WRITTEN REQUEST: Write out the entire listing below exactly as it appears, minus any pictures.

RECORDED INFORMATION:
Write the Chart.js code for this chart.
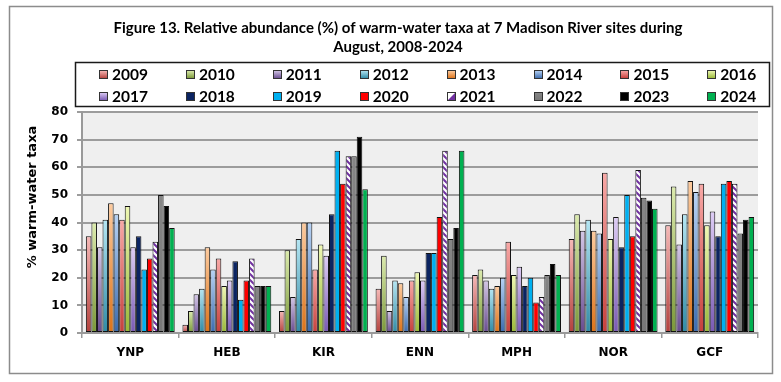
<!DOCTYPE html>
<html><head><meta charset="utf-8">
<script src="https://cdn.jsdelivr.net/npm/chart.js@4/dist/chart.umd.min.js"></script>
<style>html,body{margin:0;padding:0;background:#fff}#wrap{width:781px;height:382px}</style>
</head><body><div id="wrap"><canvas id="c" width="781" height="382"></canvas></div>
<script>
const sites = ['YNP','HEB','KIR','ENN','MPH','NOR','GCF'];
const years = ['2009','2010','2011','2012','2013','2014','2015','2016','2017','2018','2019','2020','2021','2022','2023','2024'];
const yTicks = [0,10,20,30,40,50,60,70,80];
const v2009 = [35, 3,  8, 16, 21, 34, 39];
const v2010 = [40, 8, 30, 28, 23, 43, 53];
const v2011 = [31,14, 13,  8, 19, 37, 32];
const v2012 = [41,16, 34, 19, 16, 41, 43];
const v2013 = [47,31, 40, 18, 17, 37, 55];
const v2014 = [43,23, 40, 13, 20, 36, 51];
const v2015 = [41,27, 23, 19, 33, 58, 54];
const v2016 = [46,17, 32, 22, 21, 34, 39];
const v2017 = [31,19, 28, 19, 24, 42, 44];
const v2018 = [35,26, 43, 29, 17, 31, 35];
const v2019 = [23,12, 66, 29, 20, 50, 54];
const v2020 = [27,19, 54, 42, 11, 35, 55];
const v2021 = [33,27, 64, 66, 13, 59, 54];
const v2022 = [50,17, 64, 34, 21, 49, 36];
const v2023 = [46,17, 71, 38, 25, 48, 41];
const v2024 = [38,17, 52, 66, 21, 45, 42];
const seriesValues = [v2009,v2010,v2011,v2012,v2013,v2014,v2015,v2016,v2017,v2018,v2019,v2020,v2021,v2022,v2023,v2024];

const styles = [
  ['#F6B9B7','#B3403C'],
  ['#DCEBAE','#7A9838'],
  ['#D4C7E6','#674A8F'],
  ['#B5E6F3','#2F8AA5'],
  ['#FDCB9F','#DC7218'],
  ['#B8D3F5','#3A6AAD'],
  ['#F8A9A7','#C63F3B'],
  ['#EFF8B4','#98B836'],
  ['#DECDF5','#7858B3'],
  ['#0B2461','#0B2461'],
  ['#00B0F0','#00B0F0'],
  ['#FF0000','#FF0000'],
  'hatch',
  ['#868686','#777777'],
  ['#000000','#000000'],
  ['#00B050','#00B050']
];

function makeHatch(){
  const c = document.createElement('canvas');
  c.width = 6; c.height = 6;
  const g = c.getContext('2d');
  g.fillStyle = '#ffffff'; g.fillRect(0,0,6,6);
  g.strokeStyle = '#7030A0'; g.lineWidth = 2;
  g.beginPath();
  g.moveTo(-1,-1); g.lineTo(7,7);
  g.moveTo(-4,2); g.lineTo(4,10);
  g.moveTo(2,-4); g.lineTo(10,4);
  g.stroke();
  return c;
}
const hatchCanvas = makeHatch();
let hatchPattern = null;

function fillFor(i, ctx2d, top, bottom){
  const s = styles[i];
  if (s === 'hatch') {
    if (!hatchPattern) hatchPattern = ctx2d.createPattern(hatchCanvas,'repeat');
    return hatchPattern;
  }
  if (s[0] === s[1]) return s[0];
  if (!isFinite(top) || !isFinite(bottom)) return s[1];
  const g = ctx2d.createLinearGradient(0, top, 0, bottom);
  g.addColorStop(0, s[0]);
  g.addColorStop(1, s[1]);
  return g;
}

const datasets = years.map((y, i) => ({
  label: y,
  data: seriesValues[i],
  backgroundColor: (ctx) => {
    const chart = ctx.chart;
    if (ctx.type !== 'data' || !chart.scales || !chart.scales.y) return Array.isArray(styles[i]) ? styles[i][1] : '#fff';
    const ys = chart.scales.y;
    const top = ys.getPixelForValue(ctx.raw);
    const bottom = ys.getPixelForValue(0);
    return fillFor(i, chart.ctx, top, Math.max(bottom, top + 1));
  },
  borderColor: '#111111',
  borderWidth: 1,
  borderSkipped: false,
  barPercentage: 1.0,
  categoryPercentage: 0.92
}));

const decor = {
  id: 'decor',
  beforeDraw(chart){
    const c = chart.ctx, a = chart.chartArea;
    c.save();
    c.fillStyle = '#ffffff';
    c.fillRect(0,0,chart.width,chart.height);
    c.strokeStyle = '#8c8c8c'; c.lineWidth = 1.5;
    c.strokeRect(9.5, 6.5, 763, 367);
    c.fillStyle = '#EFEFEF';
    c.fillRect(a.left, a.top, a.right - a.left, a.bottom - a.top);
    c.restore();
  },
  afterDraw(chart){
    const c = chart.ctx;
    c.save();
    c.translate(33, 197);
    c.rotate(-Math.PI/2);
    c.fillStyle = '#000';
    c.font = 'bold 13px "DejaVu Sans"';
    c.textAlign = 'center'; c.textBaseline = 'middle';
    c.fillText('% warm-water taxa', 0, 0);
    c.restore();
    c.save();
    c.strokeStyle = '#1a1a1a'; c.lineWidth = 1.5;
    c.strokeRect(75.5, 62.5, 694, 44);
    c.font = 'bold 15.5px Lato';
    c.textBaseline = 'middle'; c.textAlign = 'left';
    years.forEach((y, i) => {
      const col = i % 8, row = Math.floor(i / 8);
      const sx = 99 + col * 86.9, sy = 74 + row * 22;
      const bx = Math.round(sx) + 0.5, by = Math.round(sy - 4.5) + 0.5;
      if (styles[i] === 'hatch') {
        c.fillStyle = '#ffffff'; c.fillRect(bx, by, 8, 8);
        c.fillStyle = '#7030A0';
        c.beginPath(); c.moveTo(bx+8, by); c.lineTo(bx+8, by+8); c.lineTo(bx, by+8); c.closePath(); c.fill();
      } else {
        c.fillStyle = fillFor(i, c, by, by + 8);
        c.fillRect(bx, by, 8, 8);
      }
      c.strokeStyle = '#333'; c.lineWidth = 1;
      c.strokeRect(bx, by, 8, 8);
      c.fillStyle = '#000';
      c.fillText(y, sx + 13, sy + 1);
    });
    c.restore();
  }
};

new Chart(document.getElementById('c'), {
  type: 'bar',
  data: { labels: sites, datasets },
  plugins: [decor],
  options: {
    responsive: false,
    animation: false,
    devicePixelRatio: 1,
    layout: { padding: { left: 38, right: 23, top: 0, bottom: 19 } },
    plugins: {
      legend: { display: false },
      tooltip: { enabled: false },
      title: {
        display: true,
        text: ['Figure 13. Relative abundance (%) of warm-water taxa at 7 Madison River sites during', 'August, 2008-2024'],
        color: '#000',
        font: { family: 'Lato', weight: 'bold', size: 15, lineHeight: 1.27 },
        padding: { top: 18.5, bottom: 55.4 },
        fullSize: true
      }
    },
    scales: {
      x: {
        afterFit(s){ s.height = 30; },
        grid: { display: true, drawOnChartArea: false, drawTicks: true, tickLength: 5, color: '#999999', lineWidth: 1.5, offset: true },
        border: { display: true, color: '#999999', width: 2 },
        ticks: { color: '#000', padding: 8, font: { family: '"DejaVu Sans"', weight: 'bold', size: 12 } }
      },
      y: {
        min: 0, max: 80,
        afterFit(s){ s.width = 44; },
        afterBuildTicks(s){ s.ticks = yTicks.map(v => ({ value: v })); },
        grid: { display: true, drawOnChartArea: true, color: '#9c9c9c', lineWidth: 2, drawTicks: true, tickLength: 5 },
        border: { display: true, color: '#999999', width: 2 },
        ticks: { color: '#000', padding: 9, font: { family: '"DejaVu Sans"', weight: 'bold', size: 12 } }
      }
    }
  }
});
</script>
</body></html>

WRITTEN RESPONSE:
Write the Chart.js code for this chart.
<!DOCTYPE html>
<html><head><meta charset="utf-8">
<script src="https://cdn.jsdelivr.net/npm/chart.js@4/dist/chart.umd.min.js"></script>
<style>html,body{margin:0;padding:0;background:#fff}#wrap{width:781px;height:382px}</style>
</head><body><div id="wrap"><canvas id="c" width="781" height="382"></canvas></div>
<script>
const sites = ['YNP','HEB','KIR','ENN','MPH','NOR','GCF'];
const years = ['2009','2010','2011','2012','2013','2014','2015','2016','2017','2018','2019','2020','2021','2022','2023','2024'];
const yTicks = [0,10,20,30,40,50,60,70,80];
const v2009 = [35, 3,  8, 16, 21, 34, 39];
const v2010 = [40, 8, 30, 28, 23, 43, 53];
const v2011 = [31,14, 13,  8, 19, 37, 32];
const v2012 = [41,16, 34, 19, 16, 41, 43];
const v2013 = [47,31, 40, 18, 17, 37, 55];
const v2014 = [43,23, 40, 13, 20, 36, 51];
const v2015 = [41,27, 23, 19, 33, 58, 54];
const v2016 = [46,17, 32, 22, 21, 34, 39];
const v2017 = [31,19, 28, 19, 24, 42, 44];
const v2018 = [35,26, 43, 29, 17, 31, 35];
const v2019 = [23,12, 66, 29, 20, 50, 54];
const v2020 = [27,19, 54, 42, 11, 35, 55];
const v2021 = [33,27, 64, 66, 13, 59, 54];
const v2022 = [50,17, 64, 34, 21, 49, 36];
const v2023 = [46,17, 71, 38, 25, 48, 41];
const v2024 = [38,17, 52, 66, 21, 45, 42];
const seriesValues = [v2009,v2010,v2011,v2012,v2013,v2014,v2015,v2016,v2017,v2018,v2019,v2020,v2021,v2022,v2023,v2024];

const styles = [
  ['#F6B9B7','#B3403C'],
  ['#DCEBAE','#7A9838'],
  ['#D4C7E6','#674A8F'],
  ['#B5E6F3','#2F8AA5'],
  ['#FDCB9F','#DC7218'],
  ['#B8D3F5','#3A6AAD'],
  ['#F8A9A7','#C63F3B'],
  ['#EFF8B4','#98B836'],
  ['#DECDF5','#7858B3'],
  ['#0B2461','#0B2461'],
  ['#00B0F0','#00B0F0'],
  ['#FF0000','#FF0000'],
  'hatch',
  ['#868686','#777777'],
  ['#000000','#000000'],
  ['#00B050','#00B050']
];

function makeHatch(){
  const c = document.createElement('canvas');
  c.width = 6; c.height = 6;
  const g = c.getContext('2d');
  g.fillStyle = '#ffffff'; g.fillRect(0,0,6,6);
  g.strokeStyle = '#7030A0'; g.lineWidth = 2;
  g.beginPath();
  g.moveTo(-1,-1); g.lineTo(7,7);
  g.moveTo(-4,2); g.lineTo(4,10);
  g.moveTo(2,-4); g.lineTo(10,4);
  g.stroke();
  return c;
}
const hatchCanvas = makeHatch();
let hatchPattern = null;

function fillFor(i, ctx2d, top, bottom){
  const s = styles[i];
  if (s === 'hatch') {
    if (!hatchPattern) hatchPattern = ctx2d.createPattern(hatchCanvas,'repeat');
    return hatchPattern;
  }
  if (s[0] === s[1]) return s[0];
  if (!isFinite(top) || !isFinite(bottom)) return s[1];
  const g = ctx2d.createLinearGradient(0, top, 0, bottom);
  g.addColorStop(0, s[0]);
  g.addColorStop(1, s[1]);
  return g;
}

const datasets = years.map((y, i) => ({
  label: y,
  data: seriesValues[i],
  backgroundColor: (ctx) => {
    const chart = ctx.chart;
    if (ctx.type !== 'data' || !chart.scales || !chart.scales.y) return Array.isArray(styles[i]) ? styles[i][1] : '#fff';
    const ys = chart.scales.y;
    const top = ys.getPixelForValue(ctx.raw);
    const bottom = ys.getPixelForValue(0);
    return fillFor(i, chart.ctx, top, Math.max(bottom, top + 1));
  },
  borderColor: '#111111',
  borderWidth: 1,
  borderSkipped: false,
  barPercentage: 1.0,
  categoryPercentage: 0.92
}));

const decor = {
  id: 'decor',
  beforeDraw(chart){
    const c = chart.ctx, a = chart.chartArea;
    c.save();
    c.fillStyle = '#ffffff';
    c.fillRect(0,0,chart.width,chart.height);
    c.strokeStyle = '#8c8c8c'; c.lineWidth = 1.5;
    c.strokeRect(9.5, 6.5, 763, 367);
    c.fillStyle = '#EFEFEF';
    c.fillRect(a.left, a.top, a.right - a.left, a.bottom - a.top);
    c.restore();
  },
  afterDraw(chart){
    const c = chart.ctx;
    c.save();
    c.translate(33, 197);
    c.rotate(-Math.PI/2);
    c.fillStyle = '#000';
    c.font = 'bold 13px "DejaVu Sans"';
    c.textAlign = 'center'; c.textBaseline = 'middle';
    c.fillText('% warm-water taxa', 0, 0);
    c.restore();
    c.save();
    c.strokeStyle = '#1a1a1a'; c.lineWidth = 1.5;
    c.strokeRect(75.5, 62.5, 694, 44);
    c.font = 'bold 15.5px Lato';
    c.textBaseline = 'middle'; c.textAlign = 'left';
    years.forEach((y, i) => {
      const col = i % 8, row = Math.floor(i / 8);
      const sx = 99 + col * 86.9, sy = 74 + row * 22;
      const bx = Math.round(sx) + 0.5, by = Math.round(sy - 4.5) + 0.5;
      if (styles[i] === 'hatch') {
        c.fillStyle = '#ffffff'; c.fillRect(bx, by, 8, 8);
        c.fillStyle = '#7030A0';
        c.beginPath(); c.moveTo(bx+8, by); c.lineTo(bx+8, by+8); c.lineTo(bx, by+8); c.closePath(); c.fill();
      } else {
        c.fillStyle = fillFor(i, c, by, by + 8);
        c.fillRect(bx, by, 8, 8);
      }
      c.strokeStyle = '#333'; c.lineWidth = 1;
      c.strokeRect(bx, by, 8, 8);
      c.fillStyle = '#000';
      c.fillText(y, sx + 13, sy + 1);
    });
    c.restore();
  }
};

new Chart(document.getElementById('c'), {
  type: 'bar',
  data: { labels: sites, datasets },
  plugins: [decor],
  options: {
    responsive: false,
    animation: false,
    devicePixelRatio: 1,
    layout: { padding: { left: 38, right: 23, top: 0, bottom: 19 } },
    plugins: {
      legend: { display: false },
      tooltip: { enabled: false },
      title: {
        display: true,
        text: ['Figure 13. Relative abundance (%) of warm-water taxa at 7 Madison River sites during', 'August, 2008-2024'],
        color: '#000',
        font: { family: 'Lato', weight: 'bold', size: 15, lineHeight: 1.27 },
        padding: { top: 18.5, bottom: 55.4 },
        fullSize: true
      }
    },
    scales: {
      x: {
        afterFit(s){ s.height = 30; },
        grid: { display: true, drawOnChartArea: false, drawTicks: true, tickLength: 5, color: '#999999', lineWidth: 1.5, offset: true },
        border: { display: true, color: '#999999', width: 2 },
        ticks: { color: '#000', padding: 8, font: { family: '"DejaVu Sans"', weight: 'bold', size: 12 } }
      },
      y: {
        min: 0, max: 80,
        afterFit(s){ s.width = 44; },
        afterBuildTicks(s){ s.ticks = yTicks.map(v => ({ value: v })); },
        grid: { display: true, drawOnChartArea: true, color: '#9c9c9c', lineWidth: 2, drawTicks: true, tickLength: 5 },
        border: { display: true, color: '#999999', width: 2 },
        ticks: { color: '#000', padding: 9, font: { family: '"DejaVu Sans"', weight: 'bold', size: 12 } }
      }
    }
  }
});
</script>
</body></html>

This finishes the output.